Lines containing the string "chart" are to be collected in full.

++++

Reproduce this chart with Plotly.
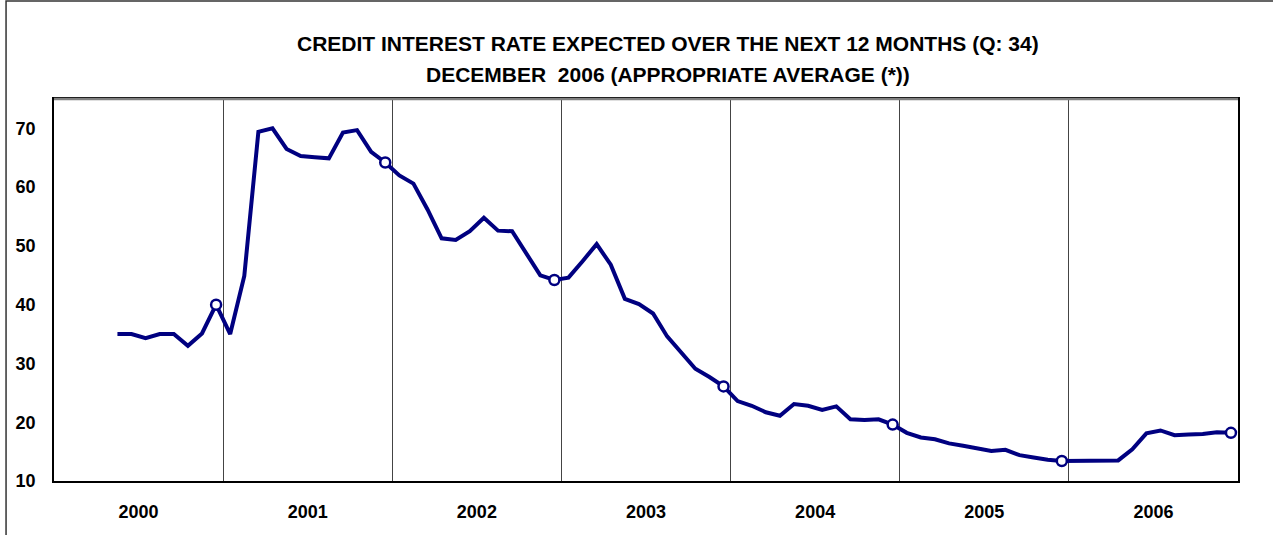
import plotly.graph_objects as go

# monthly averages, May 2000 .. Dec 2006
years = [2000, 2001, 2002, 2003, 2004, 2005, 2006]
start_month = 4  # data starts in May 2000 (0 = January)
values = [
    35.0, 35.0, 34.3, 35.0, 35.0, 33.0, 35.1, 40.0,                      # 2000
    35.0, 44.9, 69.4, 70.0, 66.5, 65.3, 65.1, 64.9, 69.3, 69.7, 66.0, 64.2,  # 2001
    62.0, 60.6, 56.2, 51.3, 51.0, 52.5, 54.8, 52.6, 52.5, 48.6, 45.0, 44.2,  # 2002
    44.6, 47.4, 50.3, 46.8, 41.0, 40.1, 38.5, 34.6, 31.8, 29.1, 27.7, 26.1,  # 2003
    23.6, 22.8, 21.7, 21.1, 23.1, 22.8, 22.1, 22.7, 20.5, 20.4, 20.5, 19.6,  # 2004
    18.2, 17.4, 17.1, 16.4, 16.0, 15.6, 15.1, 15.3, 14.4, 14.0, 13.6, 13.4,  # 2005
    13.4, 13.4, 13.4, 13.5, 15.4, 18.1, 18.6, 17.8, 17.9, 18.0, 18.3, 18.2,  # 2006
]

title_1 = "CREDIT INTEREST RATE EXPECTED OVER THE NEXT 12 MONTHS (Q: 34)"
title_2 = "DECEMBER\u00a0\u00a02006 (APPROPRIATE AVERAGE (*))"

NAVY = "#000080"
FONT = "Arial, Liberation Sans, sans-serif"

# month slot centres on a numeric axis, one unit per month
x = [start_month + i + 0.5 for i in range(len(values))]
dec_x = [xi for i, xi in enumerate(x) if (start_month + i) % 12 == 11]
dec_y = [v for i, v in enumerate(values) if (start_month + i) % 12 == 11]

fig = go.Figure()

fig.add_trace(go.Scatter(
    x=x, y=values, mode="lines",
    line=dict(color=NAVY, width=4),
    hoverinfo="skip", showlegend=False,
))

# december markers
fig.add_trace(go.Scatter(
    x=dec_x, y=dec_y, mode="markers",
    marker=dict(color="white", size=10, line=dict(color=NAVY, width=2.5)),
    showlegend=False,
))

fig.update_xaxes(
    range=[0, 12 * len(years)],
    tickvals=[12 * k + 6 for k in range(len(years))],
    ticktext=[str(y) for y in years],
    ticks="", showgrid=False, zeroline=False, automargin=False,
    ticklabelstandoff=14,
    tickfont=dict(family=FONT, size=18, color="black", weight="bold"),
    showline=True, linecolor="black", linewidth=1.5, mirror=True,
    minor=dict(tickvals=[12 * k for k in range(1, len(years))],
               showgrid=True, gridcolor="#444444", gridwidth=1, ticks=""),
)

fig.update_yaxes(
    range=[10, 75], tick0=10, dtick=10,
    ticks="", showgrid=False, zeroline=False, automargin=False,
    ticklabelstandoff=13,
    tickfont=dict(family=FONT, size=18, color="black", weight="bold"),
    showline=True, linecolor="black", linewidth=1.5, mirror=True,
)

# gray top edge of the plot area, and the outer frame
fig.add_shape(type="line", xref="paper", yref="paper", x0=0, x1=1, y0=1, y1=1,
              line=dict(color="#808080", width=2.5))
fig.add_shape(type="rect", xref="paper", yref="paper",
              x0=-0.0405, x1=1.2, y0=-0.3, y1=1.2565,
              line=dict(color="#333333", width=1.5))

fig.add_annotation(text="<b>" + title_1 + "</b>", xref="paper", yref="paper",
                   x=0.5186, y=1.144, xanchor="center", yanchor="middle",
                   showarrow=False,
                   font=dict(family=FONT, size=21, color="black"))
fig.add_annotation(text="<b>" + title_2 + "</b>", xref="paper", yref="paper",
                   x=0.5186, y=1.065, xanchor="center", yanchor="middle",
                   showarrow=False,
                   font=dict(family=FONT, size=21, color="black"))

fig.update_layout(
    width=1273, height=535,
    margin=dict(l=54, r=35, t=99, b=54),
    plot_bgcolor="white", paper_bgcolor="white",
    showlegend=False,
)

# drop the default page margin so the chart sits at the window's corner
fig.write_html("out.html", config={"displayModeBar": False},
               post_script="document.body.style.margin='0';")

++++

▶ **Solution for this problem**
Reproduce this chart with Plotly.
# drop the default page margin so the chart sits at the window's corner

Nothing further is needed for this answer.